_STATED TASK:_ Copy the data that follows exactly. Include no pictures.

_DATASET EXTRACT:_
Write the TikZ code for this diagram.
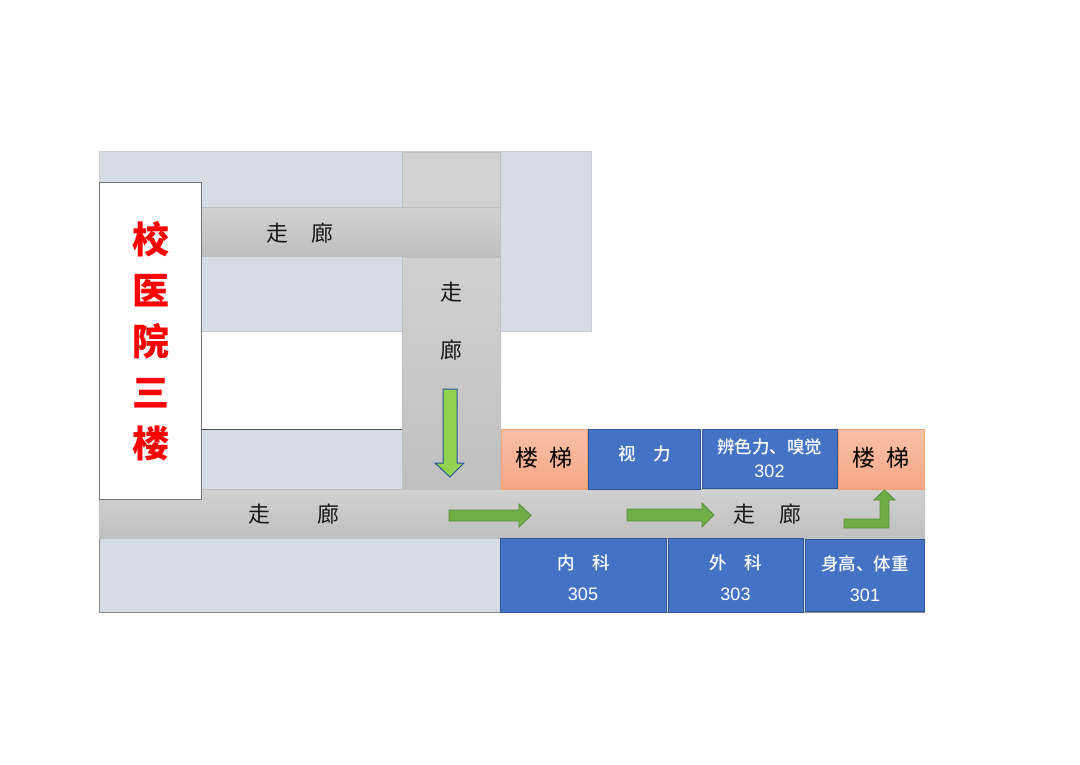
\documentclass[tikz,border=0pt]{standalone}
\usepackage{fontspec}
\setmainfont{Liberation Sans}
\newfontfamily\cjk{Noto Sans CJK SC}
\newfontfamily\cjkm{Noto Sans CJK SC Medium}
\newfontfamily\cjkb{Noto Sans CJK SC Black}
\definecolor{lightblock}{HTML}{D6DCE5}
\definecolor{blockline}{HTML}{C9CDD3}
\definecolor{roomblue}{HTML}{4472C4}
\definecolor{roomline}{HTML}{2F5597}
\definecolor{stairline}{HTML}{F4A46F}
\definecolor{stairtop}{HTML}{F8C0A8}
\definecolor{stairbot}{HTML}{F6A684}
\definecolor{arrowgreen}{HTML}{70AD47}
\definecolor{arrowline}{HTML}{5B8F3A}
\definecolor{arrowlime}{HTML}{92D050}
\definecolor{signred}{HTML}{FF0000}
\newcommand{\digits}{\fontspec{Liberation Sans}\fontsize{18}{20}\selectfont}
\tikzset{
  x=1pt,y=-1pt,
  sz/.style 2 args={minimum width=#1pt,minimum height=#2pt},
  box/.style={anchor=north west,inner sep=0pt,outer sep=0pt,align=center,font=\cjk},
  block/.style={box,fill=lightblock,draw=blockline,line width=.7pt},
  corridor/.style={box,top color=black!18,bottom color=black!25,draw=black!25,line width=.7pt},
  corrlabel/.style={anchor=center,inner sep=0pt,text=black!90,font=\cjk\fontsize{22}{24}\selectfont},
  stairs/.style={box,top color=stairtop,bottom color=stairbot,draw=stairline,line width=.7pt,font=\cjk\fontsize{23}{25}\selectfont},
  room/.style={box,fill=roomblue,draw=roomline,line width=1pt},
  roomtext/.style={anchor=center,inner sep=0pt,align=center,text=white,font=\cjkm\fontsize{17.5}{20}\selectfont},
  sign/.style={box,fill=white,draw=black!55,line width=.9pt,text=signred,font=\cjkb\fontsize{37}{51}\selectfont},
  flow/.style={fill=arrowgreen,draw=arrowline,line width=.9pt,line join=miter},
  flowdown/.style={fill=arrowlime,draw=roomline,line width=1pt,line join=miter},
}
\begin{document}
\begin{tikzpicture}
\useasboundingbox (0,0) rectangle (1080,764);
% light blocks
\node[block,sz={492}{180}] (upper) at (99,151) {};
\node[block,sz={825.5}{74},draw=black!45] (lower) at (99,538) {};
\node[box,fill=lightblock,sz={201}{60}] (middle) at (201,429) {};
\draw[black!70,line width=.8pt] (middle.north west) -- (middle.north east);
% corridors
\node[box,fill=black!18,draw=black!25,line width=.7pt,sz={98}{56}] (stub) at (402,152) {};
\node[corridor,sz={98}{232}] (vert) at (402,257) {};
\node[corrlabel] (vzou) at (451,292) {走};
\node[corrlabel] (vlang) at (451,350) {廊};
\node[corridor,sz={299}{49}] (htop) at (201,207.5) {};
\node[corrlabel] (tw) at (300,233) {走\hspace{23pt}廊};
\node[corridor,sz={825.5}{49}] (hmain) at (99,489) {};
\node[corrlabel] (lw) at (294,514) {走\hspace{47pt}廊};
\node[corrlabel] (rw) at (767.5,514) {走\hspace{24pt}廊};
% hospital sign
\node[sign,sz={102}{317}] (hosp) at (99,182.5) {\hspace*{1pt}校\\\hspace*{1pt}医\\\hspace*{1pt}院\\\hspace*{1pt}三\\\hspace*{1pt}楼};
% stairs
\node[stairs,sz={86.5}{60}] (stairl) at (501,429) {\raisebox{5pt}{楼\hspace{11pt}梯}};
\node[stairs,sz={86.5}{60}] (stairr) at (838,429) {\raisebox{5pt}{楼\hspace{11pt}梯}};
% rooms
\node[room,sz={112.5}{60}] (vision) at (588,429) {};
\node[room,sz={135}{59}] (color) at (702,429) {};
\node[room,sz={166}{74}] (r305) at (500,538) {};
\node[room,sz={135}{74}] (r303) at (668,538) {};
\node[room,sz={118.5}{72}] (r301) at (805.5,539) {};
\node[roomtext] (tvision) at (645,454) {视\hspace{18pt}力};
\node[roomtext] (tcolor) at (769.5,447) {辨色力、嗅觉};
\node[roomtext] (n302) at (769.5,471) {\digits 302};
\node[roomtext] (t305) at (583.5,563) {内\hspace{18pt}科};
\node[roomtext] (n305) at (583,594) {\digits 305};
\node[roomtext] (t303) at (736,563) {外\hspace{18pt}科};
\node[roomtext] (n303) at (735.5,594) {\digits 303};
\node[roomtext] (t301) at (865,564) {身高、体重};
\node[roomtext] (n301) at (865,595) {\digits 301};
% arrows
\draw[flowdown] (443,389) -- (457,389) -- (457,463) -- (464,463) -- (450,477) -- (435,463) -- (443,463) -- cycle;
\draw[flow] (449,510) -- (519,510) -- (519,504) -- (531,515.5) -- (519,527) -- (519,521) -- (449,521) -- cycle;
\draw[flow] (627,509) -- (702,509) -- (702,503) -- (714,515) -- (702,527) -- (702,521) -- (627,521) -- cycle;
\draw[flow] (844,519) -- (880,519) -- (880,500) -- (874,500) -- (884.5,490) -- (895,500) -- (889,500) -- (889,528) -- (844,528) -- cycle;
\end{tikzpicture}
\end{document}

_RESULT FOR THIS TASK:_
Write the TikZ code for this diagram.
\documentclass[tikz,border=0pt]{standalone}
\usepackage{fontspec}
\setmainfont{Liberation Sans}
\newfontfamily\cjk{Noto Sans CJK SC}
\newfontfamily\cjkm{Noto Sans CJK SC Medium}
\newfontfamily\cjkb{Noto Sans CJK SC Black}
\definecolor{lightblock}{HTML}{D6DCE5}
\definecolor{blockline}{HTML}{C9CDD3}
\definecolor{roomblue}{HTML}{4472C4}
\definecolor{roomline}{HTML}{2F5597}
\definecolor{stairline}{HTML}{F4A46F}
\definecolor{stairtop}{HTML}{F8C0A8}
\definecolor{stairbot}{HTML}{F6A684}
\definecolor{arrowgreen}{HTML}{70AD47}
\definecolor{arrowline}{HTML}{5B8F3A}
\definecolor{arrowlime}{HTML}{92D050}
\definecolor{signred}{HTML}{FF0000}
\newcommand{\digits}{\fontspec{Liberation Sans}\fontsize{18}{20}\selectfont}
\tikzset{
  x=1pt,y=-1pt,
  sz/.style 2 args={minimum width=#1pt,minimum height=#2pt},
  box/.style={anchor=north west,inner sep=0pt,outer sep=0pt,align=center,font=\cjk},
  block/.style={box,fill=lightblock,draw=blockline,line width=.7pt},
  corridor/.style={box,top color=black!18,bottom color=black!25,draw=black!25,line width=.7pt},
  corrlabel/.style={anchor=center,inner sep=0pt,text=black!90,font=\cjk\fontsize{22}{24}\selectfont},
  stairs/.style={box,top color=stairtop,bottom color=stairbot,draw=stairline,line width=.7pt,font=\cjk\fontsize{23}{25}\selectfont},
  room/.style={box,fill=roomblue,draw=roomline,line width=1pt},
  roomtext/.style={anchor=center,inner sep=0pt,align=center,text=white,font=\cjkm\fontsize{17.5}{20}\selectfont},
  sign/.style={box,fill=white,draw=black!55,line width=.9pt,text=signred,font=\cjkb\fontsize{37}{51}\selectfont},
  flow/.style={fill=arrowgreen,draw=arrowline,line width=.9pt,line join=miter},
  flowdown/.style={fill=arrowlime,draw=roomline,line width=1pt,line join=miter},
}
\begin{document}
\begin{tikzpicture}
\useasboundingbox (0,0) rectangle (1080,764);
% light blocks
\node[block,sz={492}{180}] (upper) at (99,151) {};
\node[block,sz={825.5}{74},draw=black!45] (lower) at (99,538) {};
\node[box,fill=lightblock,sz={201}{60}] (middle) at (201,429) {};
\draw[black!70,line width=.8pt] (middle.north west) -- (middle.north east);
% corridors
\node[box,fill=black!18,draw=black!25,line width=.7pt,sz={98}{56}] (stub) at (402,152) {};
\node[corridor,sz={98}{232}] (vert) at (402,257) {};
\node[corrlabel] (vzou) at (451,292) {走};
\node[corrlabel] (vlang) at (451,350) {廊};
\node[corridor,sz={299}{49}] (htop) at (201,207.5) {};
\node[corrlabel] (tw) at (300,233) {走\hspace{23pt}廊};
\node[corridor,sz={825.5}{49}] (hmain) at (99,489) {};
\node[corrlabel] (lw) at (294,514) {走\hspace{47pt}廊};
\node[corrlabel] (rw) at (767.5,514) {走\hspace{24pt}廊};
% hospital sign
\node[sign,sz={102}{317}] (hosp) at (99,182.5) {\hspace*{1pt}校\\\hspace*{1pt}医\\\hspace*{1pt}院\\\hspace*{1pt}三\\\hspace*{1pt}楼};
% stairs
\node[stairs,sz={86.5}{60}] (stairl) at (501,429) {\raisebox{5pt}{楼\hspace{11pt}梯}};
\node[stairs,sz={86.5}{60}] (stairr) at (838,429) {\raisebox{5pt}{楼\hspace{11pt}梯}};
% rooms
\node[room,sz={112.5}{60}] (vision) at (588,429) {};
\node[room,sz={135}{59}] (color) at (702,429) {};
\node[room,sz={166}{74}] (r305) at (500,538) {};
\node[room,sz={135}{74}] (r303) at (668,538) {};
\node[room,sz={118.5}{72}] (r301) at (805.5,539) {};
\node[roomtext] (tvision) at (645,454) {视\hspace{18pt}力};
\node[roomtext] (tcolor) at (769.5,447) {辨色力、嗅觉};
\node[roomtext] (n302) at (769.5,471) {\digits 302};
\node[roomtext] (t305) at (583.5,563) {内\hspace{18pt}科};
\node[roomtext] (n305) at (583,594) {\digits 305};
\node[roomtext] (t303) at (736,563) {外\hspace{18pt}科};
\node[roomtext] (n303) at (735.5,594) {\digits 303};
\node[roomtext] (t301) at (865,564) {身高、体重};
\node[roomtext] (n301) at (865,595) {\digits 301};
% arrows
\draw[flowdown] (443,389) -- (457,389) -- (457,463) -- (464,463) -- (450,477) -- (435,463) -- (443,463) -- cycle;
\draw[flow] (449,510) -- (519,510) -- (519,504) -- (531,515.5) -- (519,527) -- (519,521) -- (449,521) -- cycle;
\draw[flow] (627,509) -- (702,509) -- (702,503) -- (714,515) -- (702,527) -- (702,521) -- (627,521) -- cycle;
\draw[flow] (844,519) -- (880,519) -- (880,500) -- (874,500) -- (884.5,490) -- (895,500) -- (889,500) -- (889,528) -- (844,528) -- cycle;
\end{tikzpicture}
\end{document}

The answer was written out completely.